If in the raising of a colonial revenue lay at the heart of the difficulty, how are we to account for the quick repeal of the Stamp Tax and the Townshend Acts and the lowering of the molasses duty? And, on the other hand, how are we to account for the tightening of the enforcement of the Acts of Trade and Navigation at a dozen and one different points, the passage of the Currency Act, the placing of iron on the “enumerated” list, English seizure of control of the wine trade, and the attempt to give the East India Company a monopoly over the colonial tea business? The struggle was not over high-sounding political and constitutional concepts: over the power of taxation or even, in the final analysis, over natural rights. It was over colonial manufacturing, wild lands and furs, sugar, wine, tea, and currency, all of which meant, simply, the survival or collapse of English mercantile capitalism within the imperial-colonial framework of the mercantilist system.... [I disagree here; "high-sounding political and constitutional concepts" were an essential component of the American cause. I refer the reader to the posts I have done which include references to Bernard Bailyn's The Ideological Origins of the American Revolution, here and here. I believe Hacker errors here by failing to see how political ideology is bound up with economic aspirations; i.e., political economy.]

The revenue acts of 1764 and later were used as a screen to conceal the work of compressing the economy of colonial mercantile capitalism within even narrower limits and reducing it to an even more dependent status. The Act of 1764 and the Stamp Act of 1765 called for the payment of duties and taxes in specie, thus further draining the colonies of currency and contracting the credit base. To divert colonial capital into raw materials, the first measure increased the bounties paid for the colonial production of hemp and flax, placed high duties on the colonial importation of indigo, and removed the English import duties on colonial whale fins. To cripple the trade with the foreign West Indies a high duty was fixed on refined sugar and the importation of foreign rum was forbidden altogether. Lumber was put on the “enumerated” list. To give English manufacturers a firmer grip on their raw materials, hides and skins (needed for the boot-and-shoe industry), pig and bar iron (needed in the wrought-iron industry), and potash and pearl ashes (used for bleaching cloth and soapmaking) were placed on the “enumerated” list. To maintain the English monopoly of the colonial finished-goods market in 1764 certain kinds of French and oriental drygoods were taxed for the first time at the point of entry; in 1765, the importation of foreign silk stockings, gloves, and mitts was altogether forbidden; also the drawbacks of duties paid on foreign goods landed in England and re-exported to the colonies were rescinded. To extend the market of English merchants in Europe, in 1766 Parliament ordered that all remaining “nonenumerated” articles (largely flour, provisions, and fish) bound for European ports north of Cape Finisterre be landed first in England. And to weaken further colonial commercial activity, in 1764 high duties were placed on wines from the wine islands and wine, fruits, oil from Spain and Portugal brought directly to America (in American ships, as a rule), while such articles brought over from England were to pay only nominal duties.

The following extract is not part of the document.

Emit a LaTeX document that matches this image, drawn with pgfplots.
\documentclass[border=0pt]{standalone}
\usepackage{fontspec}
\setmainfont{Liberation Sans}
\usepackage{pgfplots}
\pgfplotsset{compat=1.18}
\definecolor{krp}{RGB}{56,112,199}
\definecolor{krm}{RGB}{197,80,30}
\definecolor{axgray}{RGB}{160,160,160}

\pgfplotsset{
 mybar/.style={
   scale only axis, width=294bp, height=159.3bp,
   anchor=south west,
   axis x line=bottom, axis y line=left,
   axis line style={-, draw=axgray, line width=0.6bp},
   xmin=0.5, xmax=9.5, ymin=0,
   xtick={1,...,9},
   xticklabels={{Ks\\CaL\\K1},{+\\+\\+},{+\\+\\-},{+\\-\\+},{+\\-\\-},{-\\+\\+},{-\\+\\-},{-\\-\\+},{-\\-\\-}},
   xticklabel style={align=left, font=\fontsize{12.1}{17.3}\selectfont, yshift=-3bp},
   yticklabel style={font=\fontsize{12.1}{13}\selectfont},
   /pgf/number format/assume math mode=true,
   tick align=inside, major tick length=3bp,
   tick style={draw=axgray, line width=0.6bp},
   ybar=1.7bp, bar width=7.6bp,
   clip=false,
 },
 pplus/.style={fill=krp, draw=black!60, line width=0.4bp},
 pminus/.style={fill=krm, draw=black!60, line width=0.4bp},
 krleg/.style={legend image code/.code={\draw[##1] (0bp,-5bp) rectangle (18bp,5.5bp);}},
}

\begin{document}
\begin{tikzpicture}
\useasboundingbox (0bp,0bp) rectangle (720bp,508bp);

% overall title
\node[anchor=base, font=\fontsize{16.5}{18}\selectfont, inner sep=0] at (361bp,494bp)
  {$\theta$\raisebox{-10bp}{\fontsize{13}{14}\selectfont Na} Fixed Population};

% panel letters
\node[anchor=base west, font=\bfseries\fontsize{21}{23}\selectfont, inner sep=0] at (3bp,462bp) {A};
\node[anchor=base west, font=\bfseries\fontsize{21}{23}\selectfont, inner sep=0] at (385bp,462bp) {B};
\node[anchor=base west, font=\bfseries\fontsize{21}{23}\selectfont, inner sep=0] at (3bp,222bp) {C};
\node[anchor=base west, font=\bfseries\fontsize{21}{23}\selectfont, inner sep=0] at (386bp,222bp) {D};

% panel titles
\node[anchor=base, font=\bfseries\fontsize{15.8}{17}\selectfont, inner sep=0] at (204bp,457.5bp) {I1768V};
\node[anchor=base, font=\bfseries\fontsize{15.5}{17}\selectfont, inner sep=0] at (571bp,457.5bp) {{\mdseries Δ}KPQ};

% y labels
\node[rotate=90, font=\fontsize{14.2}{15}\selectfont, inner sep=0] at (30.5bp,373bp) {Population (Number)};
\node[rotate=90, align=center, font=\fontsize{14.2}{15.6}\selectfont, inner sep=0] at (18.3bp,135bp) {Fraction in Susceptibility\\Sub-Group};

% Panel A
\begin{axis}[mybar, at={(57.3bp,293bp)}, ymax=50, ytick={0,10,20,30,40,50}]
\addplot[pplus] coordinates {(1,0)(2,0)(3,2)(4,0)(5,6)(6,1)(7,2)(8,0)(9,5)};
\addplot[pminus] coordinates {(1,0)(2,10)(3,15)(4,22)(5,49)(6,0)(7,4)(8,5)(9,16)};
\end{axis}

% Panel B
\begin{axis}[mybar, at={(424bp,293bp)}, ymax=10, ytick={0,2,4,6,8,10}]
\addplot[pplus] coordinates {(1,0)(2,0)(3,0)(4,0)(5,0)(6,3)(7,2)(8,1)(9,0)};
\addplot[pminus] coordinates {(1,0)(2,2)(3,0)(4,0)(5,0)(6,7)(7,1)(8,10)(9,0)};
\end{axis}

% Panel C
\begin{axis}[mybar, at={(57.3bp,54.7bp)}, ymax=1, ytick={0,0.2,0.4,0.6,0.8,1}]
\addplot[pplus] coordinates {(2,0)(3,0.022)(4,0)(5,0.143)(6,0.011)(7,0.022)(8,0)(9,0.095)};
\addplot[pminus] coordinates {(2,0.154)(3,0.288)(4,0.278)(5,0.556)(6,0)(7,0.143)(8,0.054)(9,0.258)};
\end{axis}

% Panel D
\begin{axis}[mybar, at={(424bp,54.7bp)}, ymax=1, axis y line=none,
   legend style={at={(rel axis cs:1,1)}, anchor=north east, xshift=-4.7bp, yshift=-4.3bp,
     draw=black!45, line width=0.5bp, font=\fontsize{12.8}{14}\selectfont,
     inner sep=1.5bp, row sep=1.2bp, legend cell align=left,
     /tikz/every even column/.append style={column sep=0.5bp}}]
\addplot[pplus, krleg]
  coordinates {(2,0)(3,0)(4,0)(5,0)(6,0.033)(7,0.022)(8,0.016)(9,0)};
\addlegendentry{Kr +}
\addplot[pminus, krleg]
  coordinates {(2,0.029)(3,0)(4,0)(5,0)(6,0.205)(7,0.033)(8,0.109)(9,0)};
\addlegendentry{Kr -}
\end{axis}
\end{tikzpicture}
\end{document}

As has been said, the revenue features of these acts were quickly abandoned; the Stamp Act was repealed; and in 1770, three years after their passage, the Townshend duties on paper, paint, and glass were lifted. Only the slight tax on tea remained and even this was lightened in 1773 when the new Tea Act Provided for a full drawback of English import duties on British tea shipped to the American colonies.

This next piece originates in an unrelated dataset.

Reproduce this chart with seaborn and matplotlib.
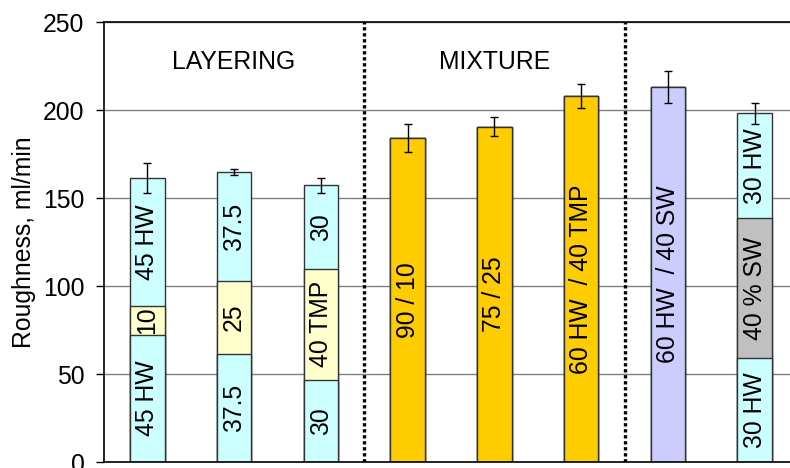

But it was exactly this new Tea Act which clearly revealed the intention of London: that not only was the economic vassalage of the American colonies to be continued but the interests of colonial enterprisers was to be subordinated to every British capitalist group that could gain the ear of Parliament. For, to save the East India Company from collapse, that influential organization was to be permitted to ship in its own vessels and dispose of, through its own merchandising agencies, a surplus stock of 17,000,000 pounds of tea in America, and in this way drive out of business those Americans who carried, imported, and sold into retail channels British tea (and indeed, foreign tea, for the British tea could be sold cheaper even than the smuggled Holland article).
The merchants all over America were not slow to read the correct significance of this measure. Their spokesmen sounded the alarm. As Arthur M. Schlesinger has put it, pamphleteers set out to show “that the present project of the East India Company was the entering wedge for larger and more ambitious undertakings calculated to undermine the colonial mercantile world. Their opinion was based on the fact that, in addition to the article of tea, the East India Company imported into England vast quantities of silks, calicos and other fabrics, spices, drugs, and chinaware, all commodities of staple demand; and on their fear that the success of the present venture would result in an extension of the same principle to the sale of the other The result would be, as a Philadelphia pamphleteer signing himself “A Mechanic” warned:
They will send their own factors and creatures, establish houses among us, ship us all other East India goods; and in order to full freight their ships, take in other kind of goods at under freight, or (more probably) ship them on their own accounts to their own factors and undersell our merchants, till they monopolize the trade. Thus our merchants are ruined, ship building ceases. They will then sell goods at any exorbitant price. Our artificers will be unemployed, and every tradesman will groan under dire oppression.